Creating Assets To Fund Your Liabilities
25 January 2009I am most of the way through one of the Rich Dad audio books called Rich Dad’s Guide to Becoming Rich…Without Cutting Up Your Credit Cards and this is where I got the idea for creating this blog. The title of the book by Richard Kiyosaki and Sharon L Lechter seems to poke fun of Dave Ramsey in that he goes with a no debt approach advising his students to cut up all their credit cards and never go into debt except maybe for a mortgage. Richard Kiyosaki in his Rich Dad Poor Dad series and especially this book would take another approach. Debt is divided into good and bad debt. Good debt being debt you take on that is paid for by others. The best example of this is buying a rental property that cash flows so your renter pays the debt and you get some profit as cash flow. Bad debt would be where you pay the debt from your earned income when you get your paycheck, thus it’s not an asset you’ve taken on debt to pay for a liability like maybe a car.
A twist on this line of thought however and this certainly deviates from anything you’d hear Dave Ramsey teach is taking on debt for liabilities but creating an asset that will pay for the debt on the liability.

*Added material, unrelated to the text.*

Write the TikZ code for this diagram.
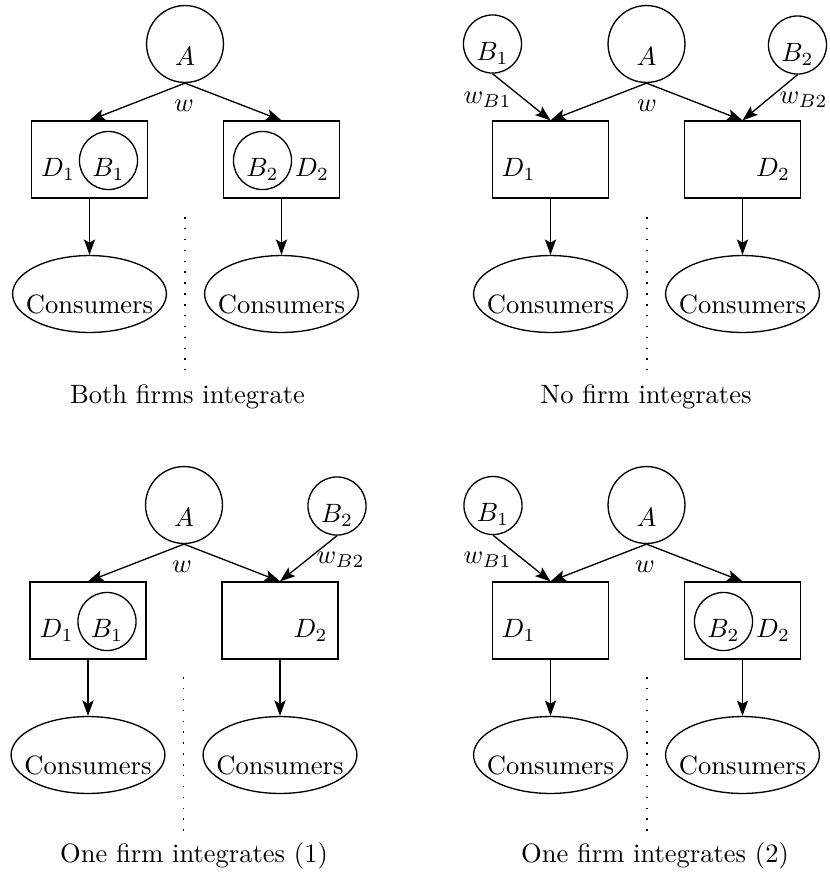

The thought is that for every liability you take on and owe debt on you should not be using your existing income but should create a new asset that pays the debt and when the debt is paid eventually adds to your assets. This blog is a good example of that. I pay alot of money to buy books like Rich Dad’s Guide to Becoming Rich…Without Cutting Up Your Credit Cards or Dave Ramsey’s books and other authors. So by creating a blog I can put advertising on it like Amazon.Com and Google Adsense and hopefully if I do my job well writing i’ll get visitors who help generate revenue to fund my hobby of buying books on money management and investing.